▶ _Data shown_
+-------+

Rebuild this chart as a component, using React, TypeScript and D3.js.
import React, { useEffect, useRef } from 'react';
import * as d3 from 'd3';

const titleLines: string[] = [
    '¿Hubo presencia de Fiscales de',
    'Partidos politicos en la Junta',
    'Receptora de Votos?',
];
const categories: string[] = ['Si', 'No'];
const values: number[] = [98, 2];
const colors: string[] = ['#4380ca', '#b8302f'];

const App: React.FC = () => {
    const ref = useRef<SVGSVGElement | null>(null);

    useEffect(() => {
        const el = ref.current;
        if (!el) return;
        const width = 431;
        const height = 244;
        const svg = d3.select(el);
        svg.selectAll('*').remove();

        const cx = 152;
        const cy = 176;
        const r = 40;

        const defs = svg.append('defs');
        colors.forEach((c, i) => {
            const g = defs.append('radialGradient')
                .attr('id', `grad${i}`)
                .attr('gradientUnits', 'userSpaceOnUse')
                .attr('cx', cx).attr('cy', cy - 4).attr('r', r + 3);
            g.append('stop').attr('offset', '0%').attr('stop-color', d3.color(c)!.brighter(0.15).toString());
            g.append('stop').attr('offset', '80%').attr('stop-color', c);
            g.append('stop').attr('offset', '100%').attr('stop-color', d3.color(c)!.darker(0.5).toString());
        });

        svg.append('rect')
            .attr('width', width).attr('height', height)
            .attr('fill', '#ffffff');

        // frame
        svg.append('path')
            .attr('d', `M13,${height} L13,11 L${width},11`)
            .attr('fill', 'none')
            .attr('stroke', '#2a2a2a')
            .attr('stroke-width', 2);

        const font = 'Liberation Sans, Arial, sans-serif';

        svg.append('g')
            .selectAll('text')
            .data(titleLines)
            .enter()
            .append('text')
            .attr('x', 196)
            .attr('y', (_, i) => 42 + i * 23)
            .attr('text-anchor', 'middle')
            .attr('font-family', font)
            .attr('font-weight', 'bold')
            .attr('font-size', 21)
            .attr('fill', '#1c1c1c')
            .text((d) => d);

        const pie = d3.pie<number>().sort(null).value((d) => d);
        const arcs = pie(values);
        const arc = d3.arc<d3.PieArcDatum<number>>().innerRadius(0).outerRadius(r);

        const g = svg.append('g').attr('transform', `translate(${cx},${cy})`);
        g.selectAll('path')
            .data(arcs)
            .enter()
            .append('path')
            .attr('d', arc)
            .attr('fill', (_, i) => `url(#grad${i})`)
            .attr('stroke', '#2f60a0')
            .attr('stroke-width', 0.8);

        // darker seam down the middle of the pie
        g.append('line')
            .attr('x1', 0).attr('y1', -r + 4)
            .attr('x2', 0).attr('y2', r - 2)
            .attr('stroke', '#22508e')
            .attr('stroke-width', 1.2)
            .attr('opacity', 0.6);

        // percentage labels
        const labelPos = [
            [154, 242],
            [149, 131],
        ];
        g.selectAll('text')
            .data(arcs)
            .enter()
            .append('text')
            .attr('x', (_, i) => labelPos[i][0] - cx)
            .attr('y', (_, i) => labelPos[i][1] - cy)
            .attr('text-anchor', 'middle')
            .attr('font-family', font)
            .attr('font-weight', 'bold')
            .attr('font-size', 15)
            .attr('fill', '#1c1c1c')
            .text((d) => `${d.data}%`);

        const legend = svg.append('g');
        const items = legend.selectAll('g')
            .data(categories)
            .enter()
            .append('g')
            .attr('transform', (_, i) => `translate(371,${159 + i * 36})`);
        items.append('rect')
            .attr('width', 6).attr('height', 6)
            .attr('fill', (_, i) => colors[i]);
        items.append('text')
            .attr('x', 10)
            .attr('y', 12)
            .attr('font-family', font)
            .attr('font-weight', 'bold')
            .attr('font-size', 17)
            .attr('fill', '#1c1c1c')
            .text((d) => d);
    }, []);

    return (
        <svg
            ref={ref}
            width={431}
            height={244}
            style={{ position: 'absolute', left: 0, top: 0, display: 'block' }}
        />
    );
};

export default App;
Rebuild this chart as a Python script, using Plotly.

+-------+

▶ _The problem_
Transcribe each record exactly. Leave nothing out.

▶ _Task output_
Rebuild this chart as a component, using React, TypeScript and D3.js.
import React, { useEffect, useRef } from 'react';
import * as d3 from 'd3';

const titleLines: string[] = [
    '¿Hubo presencia de Fiscales de',
    'Partidos politicos en la Junta',
    'Receptora de Votos?',
];
const categories: string[] = ['Si', 'No'];
const values: number[] = [98, 2];
const colors: string[] = ['#4380ca', '#b8302f'];

const App: React.FC = () => {
    const ref = useRef<SVGSVGElement | null>(null);

    useEffect(() => {
        const el = ref.current;
        if (!el) return;
        const width = 431;
        const height = 244;
        const svg = d3.select(el);
        svg.selectAll('*').remove();

        const cx = 152;
        const cy = 176;
        const r = 40;

        const defs = svg.append('defs');
        colors.forEach((c, i) => {
            const g = defs.append('radialGradient')
                .attr('id', `grad${i}`)
                .attr('gradientUnits', 'userSpaceOnUse')
                .attr('cx', cx).attr('cy', cy - 4).attr('r', r + 3);
            g.append('stop').attr('offset', '0%').attr('stop-color', d3.color(c)!.brighter(0.15).toString());
            g.append('stop').attr('offset', '80%').attr('stop-color', c);
            g.append('stop').attr('offset', '100%').attr('stop-color', d3.color(c)!.darker(0.5).toString());
        });

        svg.append('rect')
            .attr('width', width).attr('height', height)
            .attr('fill', '#ffffff');

        // frame
        svg.append('path')
            .attr('d', `M13,${height} L13,11 L${width},11`)
            .attr('fill', 'none')
            .attr('stroke', '#2a2a2a')
            .attr('stroke-width', 2);

        const font = 'Liberation Sans, Arial, sans-serif';

        svg.append('g')
            .selectAll('text')
            .data(titleLines)
            .enter()
            .append('text')
            .attr('x', 196)
            .attr('y', (_, i) => 42 + i * 23)
            .attr('text-anchor', 'middle')
            .attr('font-family', font)
            .attr('font-weight', 'bold')
            .attr('font-size', 21)
            .attr('fill', '#1c1c1c')
            .text((d) => d);

        const pie = d3.pie<number>().sort(null).value((d) => d);
        const arcs = pie(values);
        const arc = d3.arc<d3.PieArcDatum<number>>().innerRadius(0).outerRadius(r);

        const g = svg.append('g').attr('transform', `translate(${cx},${cy})`);
        g.selectAll('path')
            .data(arcs)
            .enter()
            .append('path')
            .attr('d', arc)
            .attr('fill', (_, i) => `url(#grad${i})`)
            .attr('stroke', '#2f60a0')
            .attr('stroke-width', 0.8);

        // darker seam down the middle of the pie
        g.append('line')
            .attr('x1', 0).attr('y1', -r + 4)
            .attr('x2', 0).attr('y2', r - 2)
            .attr('stroke', '#22508e')
            .attr('stroke-width', 1.2)
            .attr('opacity', 0.6);

        // percentage labels
        const labelPos = [
            [154, 242],
            [149, 131],
        ];
        g.selectAll('text')
            .data(arcs)
            .enter()
            .append('text')
            .attr('x', (_, i) => labelPos[i][0] - cx)
            .attr('y', (_, i) => labelPos[i][1] - cy)
            .attr('text-anchor', 'middle')
            .attr('font-family', font)
            .attr('font-weight', 'bold')
            .attr('font-size', 15)
            .attr('fill', '#1c1c1c')
            .text((d) => `${d.data}%`);

        const legend = svg.append('g');
        const items = legend.selectAll('g')
            .data(categories)
            .enter()
            .append('g')
            .attr('transform', (_, i) => `translate(371,${159 + i * 36})`);
        items.append('rect')
            .attr('width', 6).attr('height', 6)
            .attr('fill', (_, i) => colors[i]);
        items.append('text')
            .attr('x', 10)
            .attr('y', 12)
            .attr('font-family', font)
            .attr('font-weight', 'bold')
            .attr('font-size', 17)
            .attr('fill', '#1c1c1c')
            .text((d) => d);
    }, []);

    return (
        <svg
            ref={ref}
            width={431}
            height={244}
            style={{ position: 'absolute', left: 0, top: 0, display: 'block' }}
        />
    );
};

export default App;
Rebuild this chart as a Python script, using Plotly.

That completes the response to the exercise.